** What is required **
Omit every picture, and retype the lines that run from the beginning of the data below through the line containing "W, H = 1242, 506", inclusive.

Records with drawing code
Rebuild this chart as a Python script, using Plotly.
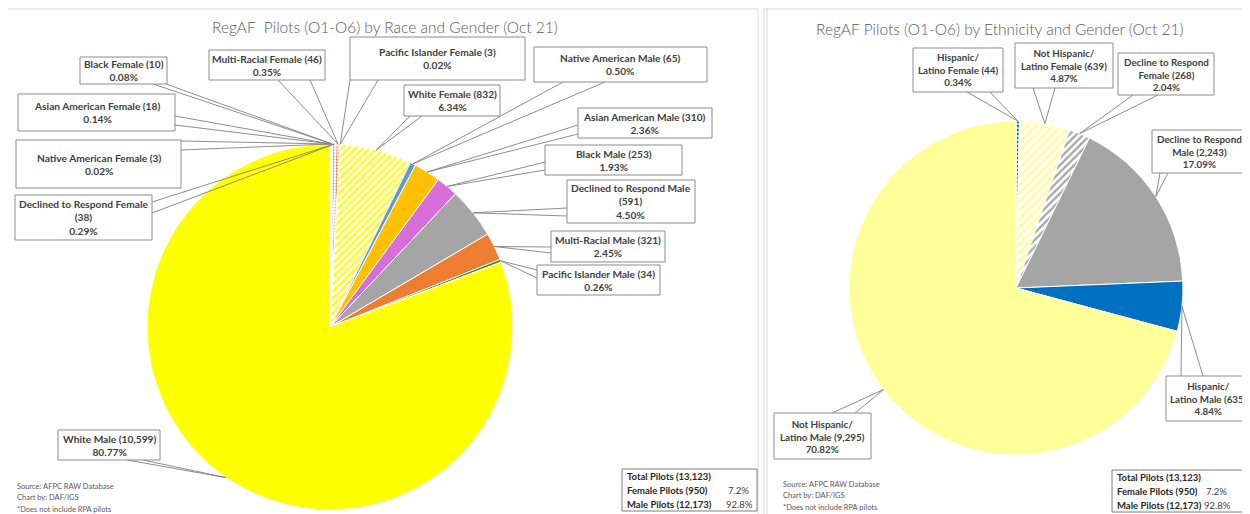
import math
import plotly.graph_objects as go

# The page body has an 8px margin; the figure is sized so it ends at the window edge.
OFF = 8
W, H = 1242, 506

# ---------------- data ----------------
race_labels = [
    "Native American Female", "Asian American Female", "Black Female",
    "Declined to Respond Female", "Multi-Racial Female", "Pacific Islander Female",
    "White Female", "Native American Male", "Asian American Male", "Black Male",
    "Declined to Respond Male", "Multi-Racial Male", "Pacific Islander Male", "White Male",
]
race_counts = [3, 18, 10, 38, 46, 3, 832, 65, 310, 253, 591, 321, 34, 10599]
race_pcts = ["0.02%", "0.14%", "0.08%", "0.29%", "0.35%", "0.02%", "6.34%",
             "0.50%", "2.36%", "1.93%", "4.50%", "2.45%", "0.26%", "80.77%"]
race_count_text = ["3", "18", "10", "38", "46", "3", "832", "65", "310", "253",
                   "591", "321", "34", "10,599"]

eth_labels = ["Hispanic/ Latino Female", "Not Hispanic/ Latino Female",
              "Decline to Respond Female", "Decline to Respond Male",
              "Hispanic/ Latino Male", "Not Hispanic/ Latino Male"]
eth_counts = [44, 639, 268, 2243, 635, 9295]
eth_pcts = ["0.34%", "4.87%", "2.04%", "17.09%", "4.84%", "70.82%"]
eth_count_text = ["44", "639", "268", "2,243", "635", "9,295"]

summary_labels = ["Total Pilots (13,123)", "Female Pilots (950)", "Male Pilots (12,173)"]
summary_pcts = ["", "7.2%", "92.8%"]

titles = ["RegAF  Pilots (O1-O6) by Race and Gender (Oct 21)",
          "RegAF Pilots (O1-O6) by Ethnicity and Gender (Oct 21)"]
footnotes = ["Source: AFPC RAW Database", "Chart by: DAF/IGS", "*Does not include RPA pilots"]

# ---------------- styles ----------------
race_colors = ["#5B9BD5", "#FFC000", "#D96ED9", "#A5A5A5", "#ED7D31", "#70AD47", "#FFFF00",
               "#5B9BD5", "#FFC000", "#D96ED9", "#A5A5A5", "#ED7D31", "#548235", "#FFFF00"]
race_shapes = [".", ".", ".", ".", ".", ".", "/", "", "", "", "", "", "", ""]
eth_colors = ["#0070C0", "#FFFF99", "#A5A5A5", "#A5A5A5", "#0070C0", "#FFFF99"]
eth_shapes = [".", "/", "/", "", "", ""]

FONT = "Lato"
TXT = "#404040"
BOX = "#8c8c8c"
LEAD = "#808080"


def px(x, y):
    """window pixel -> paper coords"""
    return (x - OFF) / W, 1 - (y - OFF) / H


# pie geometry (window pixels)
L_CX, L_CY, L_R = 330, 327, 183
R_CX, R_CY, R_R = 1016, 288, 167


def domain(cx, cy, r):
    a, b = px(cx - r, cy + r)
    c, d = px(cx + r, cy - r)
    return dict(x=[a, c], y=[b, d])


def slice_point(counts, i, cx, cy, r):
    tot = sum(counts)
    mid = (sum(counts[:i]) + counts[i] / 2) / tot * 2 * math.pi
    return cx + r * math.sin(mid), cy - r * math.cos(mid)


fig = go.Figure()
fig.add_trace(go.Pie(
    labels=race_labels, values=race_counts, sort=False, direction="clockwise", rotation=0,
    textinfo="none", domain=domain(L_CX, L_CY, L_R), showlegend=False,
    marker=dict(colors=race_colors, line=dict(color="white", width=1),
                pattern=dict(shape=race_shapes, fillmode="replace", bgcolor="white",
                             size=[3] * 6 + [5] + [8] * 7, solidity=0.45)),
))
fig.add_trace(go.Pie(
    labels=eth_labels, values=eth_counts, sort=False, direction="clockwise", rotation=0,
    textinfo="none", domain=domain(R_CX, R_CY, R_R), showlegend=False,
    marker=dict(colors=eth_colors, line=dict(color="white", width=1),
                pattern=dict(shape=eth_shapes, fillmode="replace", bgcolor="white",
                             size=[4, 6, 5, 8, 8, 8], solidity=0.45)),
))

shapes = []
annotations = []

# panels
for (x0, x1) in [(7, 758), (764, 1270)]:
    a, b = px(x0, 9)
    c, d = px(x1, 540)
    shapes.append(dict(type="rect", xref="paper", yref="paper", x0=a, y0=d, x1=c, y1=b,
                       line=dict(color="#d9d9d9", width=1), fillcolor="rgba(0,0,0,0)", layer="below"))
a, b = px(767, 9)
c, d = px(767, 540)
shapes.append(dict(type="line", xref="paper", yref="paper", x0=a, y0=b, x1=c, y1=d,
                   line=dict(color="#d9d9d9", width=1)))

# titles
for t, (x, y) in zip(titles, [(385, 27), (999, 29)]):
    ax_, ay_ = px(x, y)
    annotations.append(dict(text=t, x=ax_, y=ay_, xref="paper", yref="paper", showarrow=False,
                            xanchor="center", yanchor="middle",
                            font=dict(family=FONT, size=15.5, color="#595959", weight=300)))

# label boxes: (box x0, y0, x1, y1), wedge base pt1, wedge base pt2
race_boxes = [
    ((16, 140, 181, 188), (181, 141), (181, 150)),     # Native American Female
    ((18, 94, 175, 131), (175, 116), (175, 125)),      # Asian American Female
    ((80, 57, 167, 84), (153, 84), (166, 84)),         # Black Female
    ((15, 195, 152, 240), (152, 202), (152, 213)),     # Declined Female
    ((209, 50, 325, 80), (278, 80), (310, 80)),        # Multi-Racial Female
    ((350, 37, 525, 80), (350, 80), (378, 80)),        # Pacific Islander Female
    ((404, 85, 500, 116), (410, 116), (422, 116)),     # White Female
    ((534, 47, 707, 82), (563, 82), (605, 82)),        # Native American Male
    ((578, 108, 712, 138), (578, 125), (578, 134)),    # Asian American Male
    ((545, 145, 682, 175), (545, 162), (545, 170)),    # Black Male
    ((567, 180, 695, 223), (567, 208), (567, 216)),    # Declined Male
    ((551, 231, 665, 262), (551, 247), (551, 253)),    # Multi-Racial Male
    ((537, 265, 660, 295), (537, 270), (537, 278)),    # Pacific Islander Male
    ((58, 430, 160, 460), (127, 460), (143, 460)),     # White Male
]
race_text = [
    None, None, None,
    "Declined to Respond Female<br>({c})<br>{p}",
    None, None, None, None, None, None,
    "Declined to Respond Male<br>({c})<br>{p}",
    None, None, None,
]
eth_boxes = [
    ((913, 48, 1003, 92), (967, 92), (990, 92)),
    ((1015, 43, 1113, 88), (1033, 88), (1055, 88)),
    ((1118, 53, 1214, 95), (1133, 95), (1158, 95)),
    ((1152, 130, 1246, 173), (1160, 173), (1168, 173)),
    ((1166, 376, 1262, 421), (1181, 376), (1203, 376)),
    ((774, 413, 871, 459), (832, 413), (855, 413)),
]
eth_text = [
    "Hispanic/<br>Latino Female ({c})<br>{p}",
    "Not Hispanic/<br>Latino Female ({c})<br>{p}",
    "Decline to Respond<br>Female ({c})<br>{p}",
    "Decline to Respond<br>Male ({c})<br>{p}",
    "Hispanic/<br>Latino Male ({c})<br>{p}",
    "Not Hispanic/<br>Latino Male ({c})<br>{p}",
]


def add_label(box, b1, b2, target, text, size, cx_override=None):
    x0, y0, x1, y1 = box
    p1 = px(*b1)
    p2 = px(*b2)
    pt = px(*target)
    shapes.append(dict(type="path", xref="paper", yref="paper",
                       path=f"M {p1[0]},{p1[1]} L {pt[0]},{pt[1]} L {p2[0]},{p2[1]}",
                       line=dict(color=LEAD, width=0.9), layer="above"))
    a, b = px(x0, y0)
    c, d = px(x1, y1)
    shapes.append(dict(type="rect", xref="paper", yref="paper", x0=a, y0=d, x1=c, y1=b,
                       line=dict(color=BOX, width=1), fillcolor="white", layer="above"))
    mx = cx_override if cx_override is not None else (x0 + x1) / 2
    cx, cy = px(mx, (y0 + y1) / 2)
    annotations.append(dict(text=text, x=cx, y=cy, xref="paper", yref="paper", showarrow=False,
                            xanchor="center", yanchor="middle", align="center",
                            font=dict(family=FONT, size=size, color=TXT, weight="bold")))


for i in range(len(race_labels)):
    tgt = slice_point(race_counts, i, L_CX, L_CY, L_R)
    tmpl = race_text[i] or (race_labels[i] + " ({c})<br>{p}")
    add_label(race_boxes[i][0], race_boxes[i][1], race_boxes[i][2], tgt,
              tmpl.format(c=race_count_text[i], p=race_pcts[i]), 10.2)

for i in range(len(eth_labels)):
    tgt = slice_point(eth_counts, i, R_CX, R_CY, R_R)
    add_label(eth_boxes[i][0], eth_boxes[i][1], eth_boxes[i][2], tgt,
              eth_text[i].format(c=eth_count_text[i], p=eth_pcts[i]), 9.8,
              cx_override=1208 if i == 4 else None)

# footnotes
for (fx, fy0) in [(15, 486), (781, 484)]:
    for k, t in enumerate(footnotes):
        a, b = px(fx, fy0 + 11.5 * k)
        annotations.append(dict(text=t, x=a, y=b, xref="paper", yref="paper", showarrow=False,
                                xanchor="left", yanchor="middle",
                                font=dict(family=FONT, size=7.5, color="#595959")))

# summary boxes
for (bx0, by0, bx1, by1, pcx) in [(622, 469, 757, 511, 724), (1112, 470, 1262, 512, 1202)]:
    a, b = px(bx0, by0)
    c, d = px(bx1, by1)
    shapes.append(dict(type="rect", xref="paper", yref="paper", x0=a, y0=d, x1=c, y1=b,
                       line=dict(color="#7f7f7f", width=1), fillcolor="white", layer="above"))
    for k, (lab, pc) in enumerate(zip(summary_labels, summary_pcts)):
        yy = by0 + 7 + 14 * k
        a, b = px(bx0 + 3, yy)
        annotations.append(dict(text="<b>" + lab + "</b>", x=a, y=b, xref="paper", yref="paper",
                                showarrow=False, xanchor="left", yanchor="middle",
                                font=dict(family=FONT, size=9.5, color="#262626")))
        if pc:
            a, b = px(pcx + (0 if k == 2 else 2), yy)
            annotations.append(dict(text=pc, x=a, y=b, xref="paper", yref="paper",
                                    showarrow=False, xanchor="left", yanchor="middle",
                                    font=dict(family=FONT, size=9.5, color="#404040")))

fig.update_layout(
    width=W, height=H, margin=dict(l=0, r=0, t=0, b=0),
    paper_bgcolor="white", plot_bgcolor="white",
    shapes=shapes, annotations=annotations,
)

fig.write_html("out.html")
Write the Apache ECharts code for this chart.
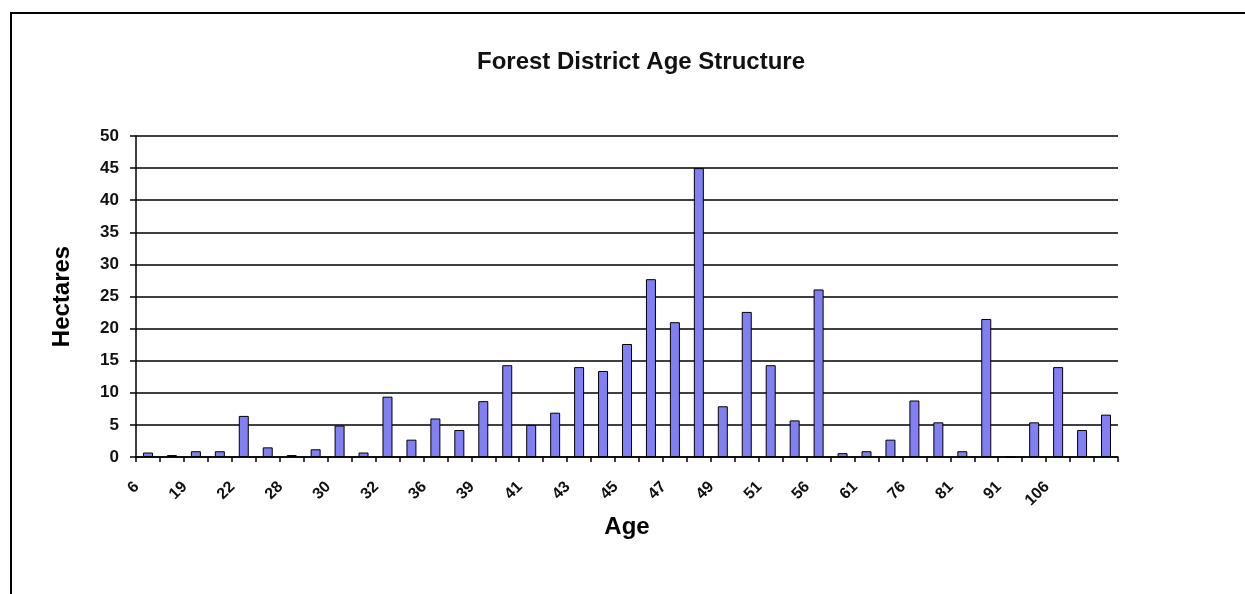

** Output of the task **
Rebuild this chart as a Python script, using Plotly.
import math
import plotly.graph_objects as go

# The page body has an 8px margin; the figure is sized so it ends at the window edge.
OFF = 8
W, H = 1242, 506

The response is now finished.